Drawn to ceramics from an early age, Aaron Scythe’s early experiences included working as an industrial slip-caster aged 15 and bartering his wood-chopping toil for lessons in wood-firing with an East Sydney Tech post-graduate student. It was this same student, potter Peter Thomas, who first encouraged Scythe to explore the centuries-old traditions of Korean and Japanese wood-fired pottery.
Scythe describes the “quiet vibrance” of the Momoyama Oribe works he discovered as love at first sight; their lack of pretension, spontaneity, and freedom of expression in both clay and glazes allow the creator’s hand to be expressed honestly in the vessel he forms. This honesty of emotion and intent is evident in Scythe’s belief that a vessel can be beautiful, but is also an item to be used every day.
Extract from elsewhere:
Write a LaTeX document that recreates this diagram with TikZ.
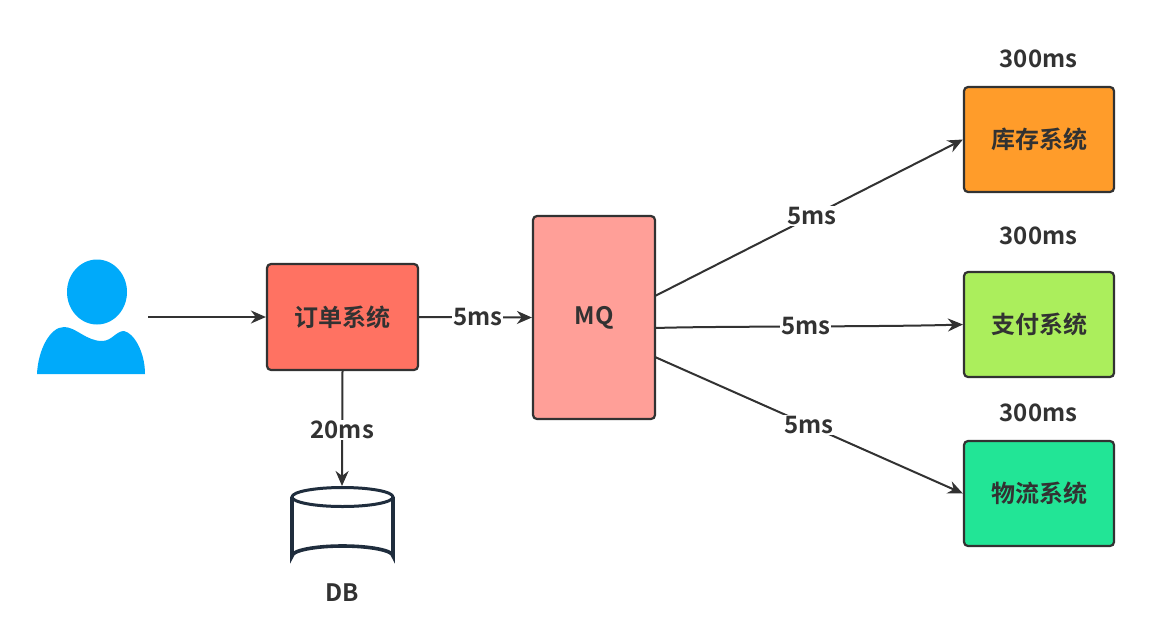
\documentclass[tikz,border=0pt]{standalone}
\usepackage{fontspec}
\setmainfont{Noto Sans CJK SC}[BoldFont={Noto Sans CJK SC Bold}]
\usetikzlibrary{arrows.meta}
\definecolor{ink}{HTML}{323232}
\definecolor{dbline}{HTML}{1F2D3D}
\definecolor{userblue}{HTML}{00AAFA}
\definecolor{ordercol}{HTML}{FF7262}
\definecolor{mqcol}{HTML}{FF9F98}
\definecolor{stockcol}{HTML}{FF9C2A}
\definecolor{paycol}{HTML}{ABEE5C}
\definecolor{shipcol}{HTML}{22E596}
\tikzset{
  x=1pt,y=-1pt,
  sysbox/.style={draw=ink,line width=2.2pt,rounded corners=4pt,text=ink,font=\fontsize{24}{28}\selectfont\bfseries,inner sep=0pt},
  conn/.style={draw=ink,line width=2pt,-{Stealth[length=15pt,width=13pt]}},
  tag/.style={fill=white,text=ink,font=\fontsize{24}{28}\selectfont\bfseries,inner sep=1pt},
  plain/.style={text=ink,font=\fontsize{24}{28}\selectfont\bfseries,inner sep=0pt},
}
\begin{document}
\begin{tikzpicture}
\useasboundingbox (0,0) rectangle (1159,619);
\fill[white] (0,0) rectangle (1159,619);
% user icon
\fill[userblue] (97,292) ellipse [x radius=30,y radius=32.5];
\fill[userblue] (37,374) .. controls (38,350) and (50,327) .. (64,327)
  .. controls (76,327) and (86,341) .. (102,341)
  .. controls (112,341) and (116,331) .. (124,331)
  .. controls (134,333) and (145,352) .. (145,374) -- cycle;
\coordinate (userout) at (148,317);
% boxes
\node[sysbox,fill=ordercol,minimum width=151pt,minimum height=106pt] (order) at (342.5,317) {订单系统};
\node[sysbox,fill=mqcol,minimum width=122pt,minimum height=203pt] (mq) at (594,317.5) {MQ};
\node[sysbox,fill=stockcol,minimum width=150pt,minimum height=105pt] (stock) at (1039,139.5) {库存系统};
\node[sysbox,fill=paycol,minimum width=150pt,minimum height=105pt] (pay) at (1039,324.5) {支付系统};
\node[sysbox,fill=shipcol,minimum width=150pt,minimum height=105pt] (ship) at (1039,493.5) {物流系统};
% database
\coordinate (dbc) at (342.5,527);
\draw[dbline,line width=3.6pt,fill=white] (292,497) -- (292,556) arc[start angle=180,end angle=360,x radius=50.5,y radius=10] -- (393,497);
\draw[dbline,line width=3pt,fill=white] (342.5,497) ellipse [x radius=50.5,y radius=9.5];
\node[plain] (dblabel) at (342.5,593) {DB};
\coordinate (dbtop) at (342,486);
% top labels
\node[plain] (t1) at (1038.5,59) {300ms};
\node[plain] (t2) at (1038.5,236) {300ms};
\node[plain] (t3) at (1038.5,413) {300ms};
% connectors
\draw[conn] (userout) -- (order.west);
\draw[conn] (order.east) -- (mq.west) node[tag,pos=0.52] {5ms};
\draw[conn] (order.south) -- (dbtop) node[tag,pos=0.51] {20ms};
\coordinate (mqa) at (655,296);
\coordinate (mqb) at (655,328);
\coordinate (mqc) at (655,357);
\draw[conn] (mqa) -- (stock.west) node[tag,pos=0.51] {5ms};
\draw[conn] (mqb) .. controls (720,326) and (880,327) .. (pay.west) node[tag,pos=0.51] {5ms};
\draw[conn] (mqc) -- (ship.west) node[tag,pos=0.5] {5ms};
\end{tikzpicture}
\end{document}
The path of Aaron Scythe’s life was irrevocably altered in April 2011. The renowned ceramic township of Mashiko, Scythe's home since 1996, was devastated in the Fukushima earthquake. Concerns about environmental radiation from the damaged nuclear power plant only 130 km away brought Scythe, accompanied by his wife Saori, and their two children, back to New Zealand.
Over a decade and a half spent creating and exhibiting ceramics in Japan has given Aaron Scythe a rich well of experience from which to draw for his practice here in Aotearoa. He has had to work with different clays and glazes, as well as with an audience grounded in a visual tradition removed from that he had practised in Japan. Whereas his Japanese collectors would understand the subtleties and meanings intrinsic to his decorative motifs, this cannot be assumed in New Zealand.
Scythe works in stoneware and porcelain and estimates that four fifths of his making time is spent on painting. The surface decorations of his yobitisugi (“borrowed-patches”) works are beautiful collisions of colour and pattern that play off one another, resulting in vessels that are more than the sum of their parts. Kintsugi techniques meld together pieces that might be of varied clay types and sport imagery drawn from Japanese shunga or messages from Māori prophets.
Aaron Scythe is currently based in Whanganui and continues to exhibit regularly through his galleries in Japan as well as throughout New Zealand.